Cast Your Care
Every one of us has cares. We have them in all ways and types. We carry these cares in our minds, souls, and emotions. We have the cares of worry, finances, health, the future, the past, our pain, friends, jobs, careers, life in general and much, much more.
I don’t know about you but sometimes when I read the Bible, I can read it too quickly. Then other times I read it with too common an attitude. I read the words but gloss over certain words instead of looking at the deeper meaning.
This was apparent to me when I read, I Peter 5:7 – “Casting all your care upon him; for he careth for you.” (KJV)
How Do You Cast Your Cares?
I read this verse over and over and then I wondered why did the writer say cast your care? I began to think about the word care and the word cast. Why are those two words used together? How does one cast a care exactly?
I began to think about my cares and then how to cast them. I was stumped. My cares were numerous. I carried in my soul the cares of divorce and living alone, dying alone, being sick, loneliness on a daily basis, financial worries, my future, my kids, my career or non-career, my writing life, how to navigate adult children and their decisions, fears of the future of the country and more. Whew! That is a lot!
I have been so weighted down with my cares that I have suffered depression, anxiety, sleepless nights and more because of things I keep carrying. As a Christian we know we should give these things to Jesus but sometimes we don’t know how. How Lord? How do I really give you these things that I drag around in my soul that is affecting my life and my peace?
Now I don’t know about you but I’m sure you have cares too and probably thought about this verse as I have. Then it came to me. All these things we care about, He cares about. All these things are too much for us to handle or solve on our own. But Jesus can.
Cares will come as a part of our lives. But what did Jesus mean when He told Peter that we, His children, are to cast our care? Then it came to me. Cast…. Cast… What do you do when cast something?
I saw myself on a lakeshore. Then I saw Jesus out in the middle of the lake several hundred feet out. There was Jesus out there saying to me, “Stephanie, cast your cares on to me.” But when I hear that at first, I’m on the shore and He is out there impossible to reach because I have no boat. How am I to give Him my cares if they were even tangible in that moment. How do I get them to Jesus? He said to cast them.
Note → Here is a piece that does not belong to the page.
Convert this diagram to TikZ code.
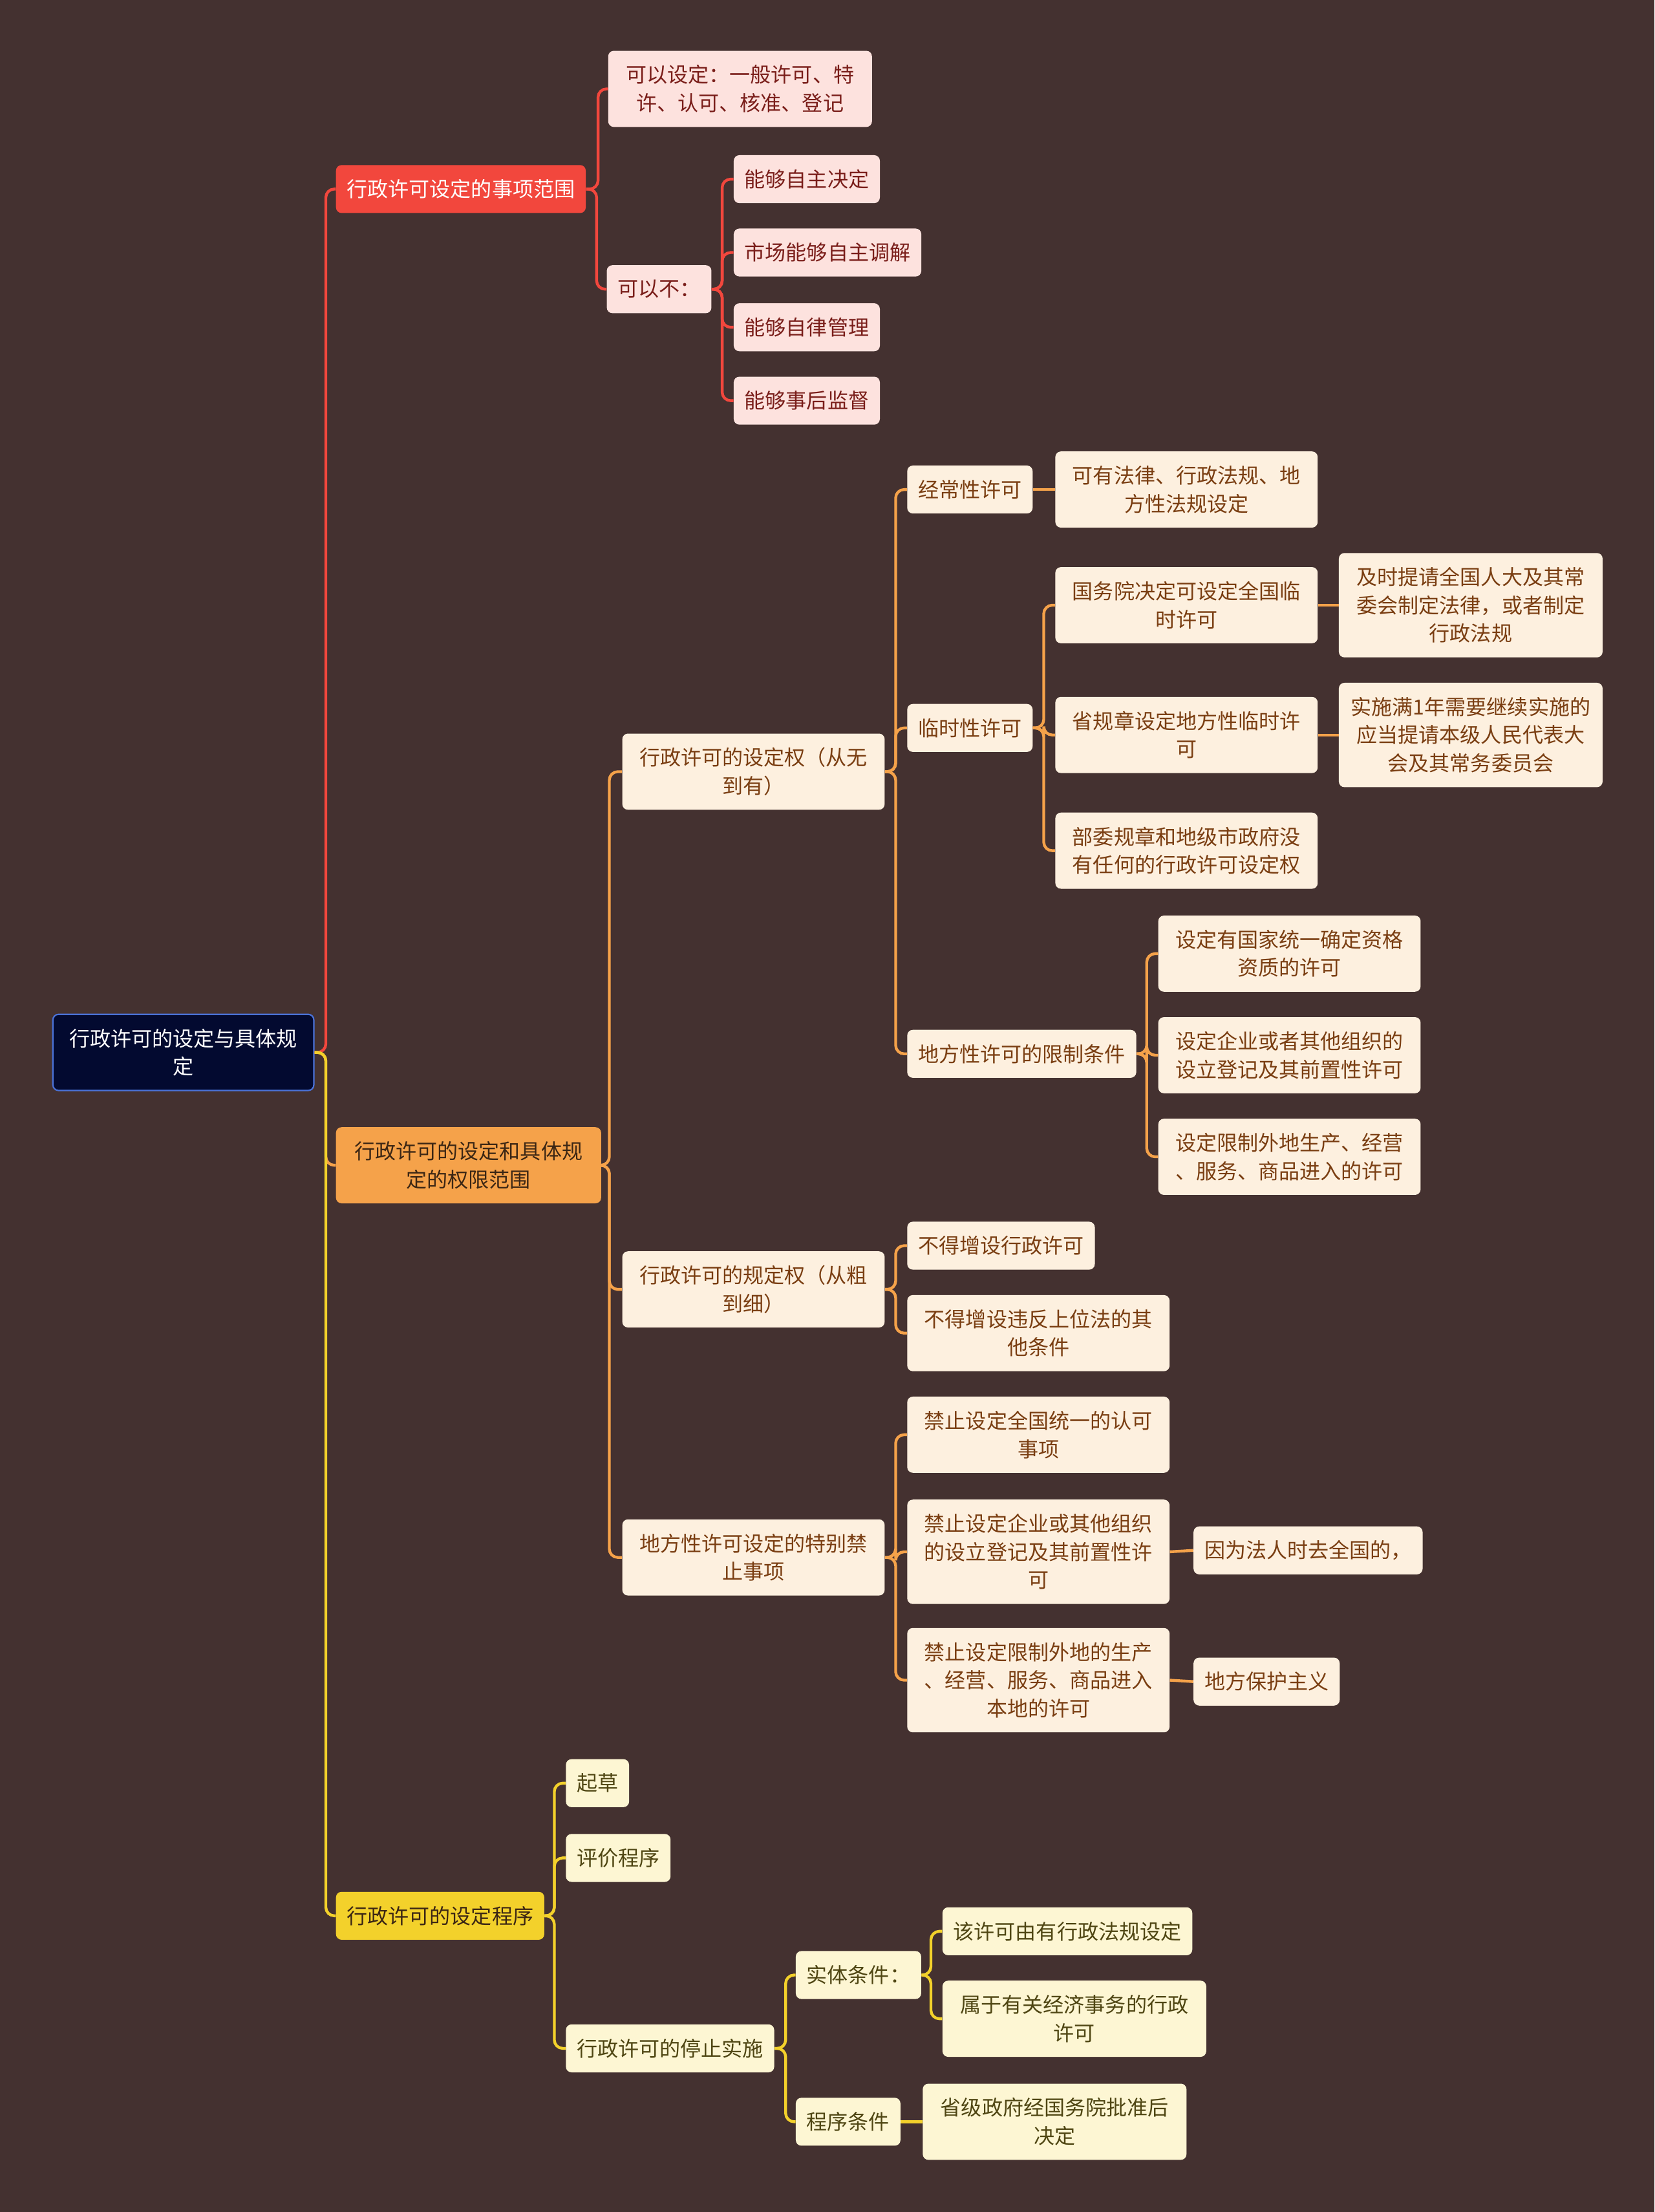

I’m on the shore and all I have is a rod and reel. I look down and there before my eyes is a bucket called “Cares” and a rod and reel. The bucket was filled and overflowing with words of all kinds. I looked closer and the words were my words. They were all the stuff I felt and held secret inside. It was all the stuff that was weighing me down and keeping me from my best life. My cares right there in the bucket and spilling over onto the lake shore.
Cast Your Cares
Jesus yelled again, “Cast them to me.” Then it dawned on me. Cast. Pick up the cares, put them on the reel and all I needed to do was flick my wrist. I learned something. Jesus said cast your care because the cares are heavy. Some of them feel like mountains that I couldn’t even lift. The cares we carry are so big and so heavy that sometimes we are crushed under the weight of them.
Divorced crushed me. Loneliness has hurt my emotions. Fear has stopped me from writing my best book. But no more! Once you decide to empty your “care bucket” the words are not as heavy. Jesus gives you enough strength put them on the hook. I picked up the words one by one, just as you should. Pick them up and put them on the end of the rod and reel and cast.
Casting means to flick your wrist and move the rod forward. When you do this in fishing the thing on the end goes flying out into the water with barely any effort on your part. All you really do it flick your wrist. The words on the end of my rod in this moment flung hundreds of feet to Jesus.
Jesus gives you enough strength to cast the cares to Him, but not enough to keep the cares. The crushing weight of our problems is so heavy that you and I only have enough strength to move or flick our wrist with the words of our cares out to Jesus.
Cast whatever you need to get rid of. Cast whatever is crushing your soul. Empty your bucket today.